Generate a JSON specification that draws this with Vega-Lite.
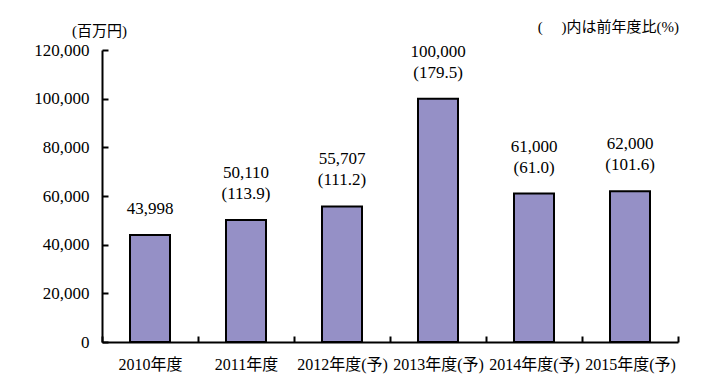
{
  "$schema": "https://vega.github.io/schema/vega-lite/v6.json",
  "width": 576,
  "height": 292,
  "autosize": "none",
  "padding": {"left": 102, "top": 50, "right": 39, "bottom": 50},
  "background": "white",
  "config": {
    "view": {"stroke": null},
    "font": "Liberation Serif, Noto Sans CJK JP",
    "axis": {"grid": false, "domainColor": "black", "domainWidth": 2, "tickColor": "black", "tickWidth": 2, "labelColor": "black", "labelFont": "Liberation Serif, Noto Sans CJK JP", "labelFontSize": 17, "titleFont": "Liberation Serif, Noto Sans CJK JP"}
  },
  "title": {"text": "(　 )内は前年度比(%)", "anchor": "end", "fontSize": 15, "fontWeight": "normal", "font": "Liberation Serif, Noto Sans CJK JP", "color": "black", "offset": 14, "dy": 26},
  "data": {"values": [
    {"year": "2010年度", "value": 43998, "line1": "", "line2": "43,998"},
    {"year": "2011年度", "value": 50110, "line1": "50,110", "line2": "(113.9)"},
    {"year": "2012年度(予)", "value": 55707, "line1": "55,707", "line2": "(111.2)"},
    {"year": "2013年度(予)", "value": 100000, "line1": "100,000", "line2": "(179.5)"},
    {"year": "2014年度(予)", "value": 61000, "line1": "61,000", "line2": "(61.0)"},
    {"year": "2015年度(予)", "value": 62000, "line1": "62,000", "line2": "(101.6)"}
  ]},
  "encoding": {
    "x": {"field": "year", "type": "nominal", "sort": null, "scale": {"paddingInner": 0, "paddingOuter": 0},
      "axis": {"title": null, "labelAngle": 0, "tickBand": "extent", "tickSize": -6, "labelPadding": 20, "labelFontSize": 16}},
    "y": {"field": "value", "type": "quantitative", "scale": {"domain": [0, 120000]},
      "axis": {"values": [0, 20000, 40000, 60000, 80000, 100000, 120000], "format": ",.0f", "tickSize": -6, "labelPadding": 19,
        "title": "(百万円)", "titleAngle": 0, "titleX": -3, "titleY": -20, "titleAlign": "center", "titleBaseline": "middle", "titleFontSize": 15, "titleFontWeight": "normal", "titleColor": "black"}}
  },
  "layer": [
    {"mark": {"type": "bar", "size": 40, "color": "#9590C6", "stroke": "black", "strokeWidth": 2}},
    {"mark": {"type": "text", "baseline": "middle", "dy": -26, "fontSize": 17, "color": "black"},
      "encoding": {"text": {"field": "line2"}}},
    {"mark": {"type": "text", "baseline": "middle", "dy": -47, "fontSize": 17, "color": "black"},
      "encoding": {"text": {"field": "line1"}}}
  ]
}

....................

- **Written problem**: Exclude the images, then output the data above word for word.

- **Written solution**:
Generate a JSON specification that draws this with Vega-Lite.
{
  "$schema": "https://vega.github.io/schema/vega-lite/v6.json",
  "width": 576,
  "height": 292,
  "autosize": "none",
  "padding": {"left": 102, "top": 50, "right": 39, "bottom": 50},
  "background": "white",
  "config": {
    "view": {"stroke": null},
    "font": "Liberation Serif, Noto Sans CJK JP",
    "axis": {"grid": false, "domainColor": "black", "domainWidth": 2, "tickColor": "black", "tickWidth": 2, "labelColor": "black", "labelFont": "Liberation Serif, Noto Sans CJK JP", "labelFontSize": 17, "titleFont": "Liberation Serif, Noto Sans CJK JP"}
  },
  "title": {"text": "(　 )内は前年度比(%)", "anchor": "end", "fontSize": 15, "fontWeight": "normal", "font": "Liberation Serif, Noto Sans CJK JP", "color": "black", "offset": 14, "dy": 26},
  "data": {"values": [
    {"year": "2010年度", "value": 43998, "line1": "", "line2": "43,998"},
    {"year": "2011年度", "value": 50110, "line1": "50,110", "line2": "(113.9)"},
    {"year": "2012年度(予)", "value": 55707, "line1": "55,707", "line2": "(111.2)"},
    {"year": "2013年度(予)", "value": 100000, "line1": "100,000", "line2": "(179.5)"},
    {"year": "2014年度(予)", "value": 61000, "line1": "61,000", "line2": "(61.0)"},
    {"year": "2015年度(予)", "value": 62000, "line1": "62,000", "line2": "(101.6)"}
  ]},
  "encoding": {
    "x": {"field": "year", "type": "nominal", "sort": null, "scale": {"paddingInner": 0, "paddingOuter": 0},
      "axis": {"title": null, "labelAngle": 0, "tickBand": "extent", "tickSize": -6, "labelPadding": 20, "labelFontSize": 16}},
    "y": {"field": "value", "type": "quantitative", "scale": {"domain": [0, 120000]},
      "axis": {"values": [0, 20000, 40000, 60000, 80000, 100000, 120000], "format": ",.0f", "tickSize": -6, "labelPadding": 19,
        "title": "(百万円)", "titleAngle": 0, "titleX": -3, "titleY": -20, "titleAlign": "center", "titleBaseline": "middle", "titleFontSize": 15, "titleFontWeight": "normal", "titleColor": "black"}}
  },
  "layer": [
    {"mark": {"type": "bar", "size": 40, "color": "#9590C6", "stroke": "black", "strokeWidth": 2}},
    {"mark": {"type": "text", "baseline": "middle", "dy": -26, "fontSize": 17, "color": "black"},
      "encoding": {"text": {"field": "line2"}}},
    {"mark": {"type": "text", "baseline": "middle", "dy": -47, "fontSize": 17, "color": "black"},
      "encoding": {"text": {"field": "line1"}}}
  ]
}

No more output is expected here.